Write out again, word for word, the lines below from the line that holds "Reproduce this chart with Apache ECharts." through the line that holds "const yTicks = [0,0.1,0.2,0.3,0.4,0.5,0.6,0.7,0.8,0.9,1.0];", omitting pictures.

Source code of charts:
-- -- --

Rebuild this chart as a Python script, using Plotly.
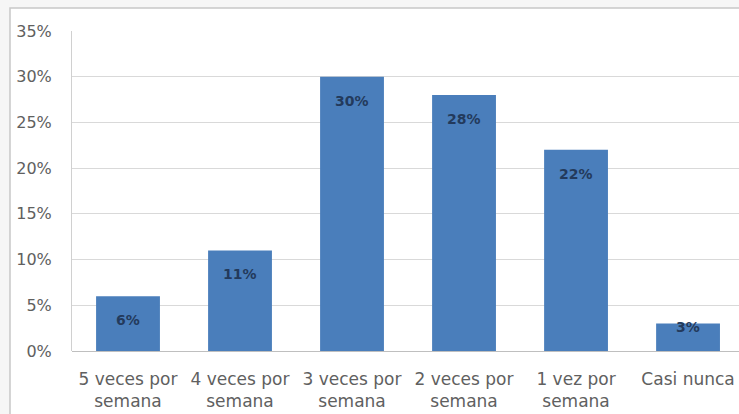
import plotly.graph_objects as go

categories = ["5 veces por<br>semana", "4 veces por<br>semana", "3 veces por<br>semana",
              "2 veces por<br>semana", "1 vez por<br>semana", "Casi nunca"]
values = [0.06, 0.11, 0.30, 0.28, 0.22, 0.03]
labels = ["6%", "11%", "30%", "28%", "22%", "3%"]
yticks = [0, 0.05, 0.10, 0.15, 0.20, 0.25, 0.30, 0.35]
yticklabels = ["0%", "5%", "10%", "15%", "20%", "25%", "30%", "35%"]

W, H = 739, 414
ml, mr, mt, mb = 72, 0, 31, 63
plot_h = H - mt - mb
ymax = 0.35
FONT = "DejaVu Sans"

fig = go.Figure()
fig.add_trace(go.Bar(
    x=list(range(len(categories))), y=values,
    marker=dict(color="#4a7ebb", line=dict(width=0)),
    width=0.57, hoverinfo="skip",
))

annotations = []
for i, (v, t) in enumerate(zip(values, labels)):
    bar_px = v / ymax * plot_h
    shift = -24 if bar_px > 40 else -3
    annotations.append(dict(x=i, y=v, xref="x", yref="y", text="<b>" + t + "</b>", showarrow=False,
                            yshift=shift, font=dict(family=FONT, size=14, color="#233a5c")))

fig.update_layout(
    width=W, height=H,
    margin=dict(l=ml, r=mr, t=mt, b=mb),
    paper_bgcolor="#f6f6f6", plot_bgcolor="white",
    showlegend=False,
    annotations=annotations,
    shapes=[dict(type="rect", xref="paper", yref="paper", layer="below",
                 x0=(10 - ml) / (W - ml), x1=1.05,
                 y0=-0.3, y1=(H - mb - 8) / plot_h,
                 fillcolor="white", line=dict(color="#c8c8c8", width=1.5))],
    xaxis=dict(range=[-0.5, 5.455], tickmode="array",
               tickvals=list(range(len(categories))), ticktext=categories,
               showgrid=False, zeroline=False, showline=False, ticks="",
               ticklabelstandoff=16,
               tickfont=dict(family=FONT, size=17, color="#606060")),
    yaxis=dict(range=[0, ymax], tickmode="array", tickvals=yticks, ticktext=yticklabels,
               showgrid=True, gridcolor="#d9d9d9", gridwidth=1,
               zeroline=True, zerolinecolor="#bfbfbf", zerolinewidth=1,
               showline=True, linecolor="#d0d0d0", linewidth=1,
               ticks="", ticklabelstandoff=16,
               tickfont=dict(family=FONT, size=16, color="#606060")),
    bargap=0.43,
)

fig.write_html("out.html")
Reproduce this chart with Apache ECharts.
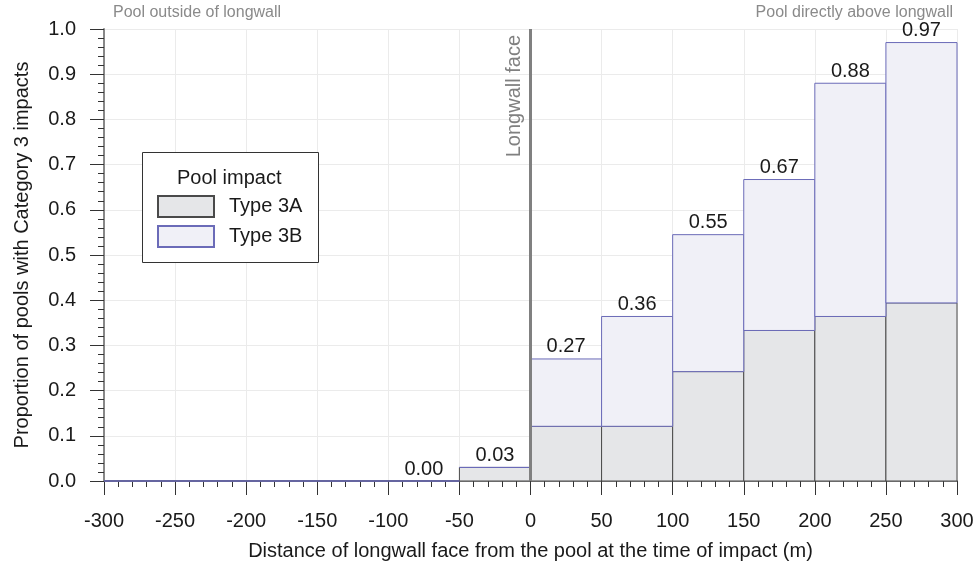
<!DOCTYPE html>
<html><head><meta charset="utf-8">
<script src="https://cdn.jsdelivr.net/npm/echarts@6/dist/echarts.min.js"></script>
<style>html,body{margin:0;padding:0;background:#fff}#c{width:977px;height:566px}</style>
</head><body><div id="c"></div>
<script>
const binStart = [-300,-250,-200,-150,-100,-50,0,50,100,150,200,250];
const binWidth = 50;
const type3A = [0,0,0,0,0,0.03,0.121,0.121,0.242,0.333,0.364,0.394];
const type3B = [0,0,0,0,0,0,0.149,0.243,0.303,0.334,0.516,0.576];
const totalLabels = [null,null,null,null,'0.00','0.03','0.27','0.36','0.55','0.67','0.88','0.97'];
const xTicks = [-300,-250,-200,-150,-100,-50,0,50,100,150,200,250,300];
const yTicks = [0,0.1,0.2,0.3,0.4,0.5,0.6,0.7,0.8,0.9,1.0];

const dataA = binStart.map((s,i)=>[s, s+binWidth, 0, type3A[i]]);
const dataB = binStart.map((s,i)=>[s, s+binWidth, type3A[i], type3A[i]+type3B[i]]);
const ff = 'Liberation Sans, Arial, sans-serif';

function makeRender(fill, stroke, withLabels){
  return function(params, api){
    const p0 = api.coord([api.value(0), api.value(3)]);
    const p1 = api.coord([api.value(1), api.value(2)]);
    const children = [{
      type:'rect',
      shape:{x:p0[0], y:p0[1], width:p1[0]-p0[0], height:p1[1]-p0[1]},
      style:{fill:fill, stroke:stroke, lineWidth:1}
    }];
    const lab = totalLabels[params.dataIndex];
    if (withLabels && lab) {
      children.push({
        type:'text',
        style:{text:lab, x:(p0[0]+p1[0])/2, y:p0[1]-2, textAlign:'center', textVerticalAlign:'bottom',
          fontSize:20, fill:'#1a1a1a', fontFamily:ff}
      });
    }
    return {type:'group', children};
  };
}

const chart = echarts.init(document.getElementById('c'));
chart.setOption({
  animation:false,
  textStyle:{fontFamily:ff},
  grid:{left:104, right:20, top:29, bottom:83},
  xAxis:{
    type:'value', min:-300, max:300, interval:50,
    name:'Distance of longwall face from the pool at the time of impact (m)',
    nameLocation:'middle', nameGap:60,
    nameTextStyle:{fontSize:20, color:'#1a1a1a'},
    axisLine:{show:true, onZero:false, lineStyle:{color:'#888', width:2}},
    axisTick:{show:true, inside:false, length:14, lineStyle:{color:'#333', width:1}},
    minorTick:{show:true, splitNumber:5, length:6, lineStyle:{color:'#333', width:1}},
    axisLabel:{fontSize:20, color:'#1a1a1a', margin:30, formatter:v=>xTicks.includes(v)?String(v):''},
    splitLine:{show:true, lineStyle:{color:'#ebebeb', width:1}}
  },
  yAxis:{
    type:'value', min:0, max:1, interval:0.1,
    name:'Proportion of pools with Category 3 impacts',
    nameLocation:'middle', nameGap:72,
    nameTextStyle:{fontSize:20, color:'#1a1a1a'},
    axisLine:{show:true, onZero:false, lineStyle:{color:'#888', width:2}},
    axisTick:{show:true, inside:false, length:14, lineStyle:{color:'#333', width:1}},
    minorTick:{show:true, splitNumber:5, length:6, lineStyle:{color:'#333', width:1}},
    axisLabel:{fontSize:20, color:'#1a1a1a', margin:28, formatter:v=>v.toFixed(1)},
    splitLine:{show:true, lineStyle:{color:'#ebebeb', width:1}}
  },
  legend:{
    orient:'vertical', left:152, top:190, itemWidth:56, itemHeight:21, itemGap:7,
    icon:'rect', z:10,
    textStyle:{fontSize:20, color:'#1a1a1a', padding:[0,0,0,10]},
    data:['Type 3A','Type 3B']
  },
  graphic:[
    {type:'rect', left:142, top:152, z:5, shape:{width:176, height:110}, style:{fill:'#fff', stroke:'#333', lineWidth:1}},
    {type:'text', left:177, top:168, z:6, style:{text:'Pool impact', fontSize:20, fill:'#1a1a1a', fontFamily:ff}},
    {type:'text', left:113, top:5, z:6, style:{text:'Pool outside of longwall', fontSize:16, fill:'#8a8a8a', fontFamily:ff}},
    {type:'text', right:24, top:5, z:6, style:{text:'Pool directly above longwall', fontSize:16, fill:'#8a8a8a', fontFamily:ff}}
  ],
  series:[
    {name:'Type 3A', type:'custom', renderItem:makeRender('#e5e6e8','#4a4a4a', false), data:dataA,
     encode:{x:[0,1], y:[2,3]}, itemStyle:{color:'#e5e6e8', borderColor:'#4a4a4a', borderWidth:1}, z:2},
    {name:'Type 3B', type:'custom', renderItem:makeRender('#f0f0f7','#6b6bb8', true), data:dataB,
     encode:{x:[0,1], y:[2,3]}, itemStyle:{color:'#f0f0f7', borderColor:'#6b6bb8', borderWidth:1}, z:3,
     markLine:{silent:true, symbol:'none', z:4,
       lineStyle:{color:'#808080', width:3, type:'solid'},
       label:{show:true, position:'insideEndTop', formatter:'Longwall face', fontSize:20, color:'#808080', distance:6},
       data:[[{coord:[0,0]},{coord:[0,1]}]]}
    }
  ]
});
</script></body></html>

-- -- --

** Final result **
Reproduce this chart with Apache ECharts.
<!DOCTYPE html>
<html><head><meta charset="utf-8">
<script src="https://cdn.jsdelivr.net/npm/echarts@6/dist/echarts.min.js"></script>
<style>html,body{margin:0;padding:0;background:#fff}#c{width:977px;height:566px}</style>
</head><body><div id="c"></div>
<script>
const binStart = [-300,-250,-200,-150,-100,-50,0,50,100,150,200,250];
const binWidth = 50;
const type3A = [0,0,0,0,0,0.03,0.121,0.121,0.242,0.333,0.364,0.394];
const type3B = [0,0,0,0,0,0,0.149,0.243,0.303,0.334,0.516,0.576];
const totalLabels = [null,null,null,null,'0.00','0.03','0.27','0.36','0.55','0.67','0.88','0.97'];
const xTicks = [-300,-250,-200,-150,-100,-50,0,50,100,150,200,250,300];
const yTicks = [0,0.1,0.2,0.3,0.4,0.5,0.6,0.7,0.8,0.9,1.0];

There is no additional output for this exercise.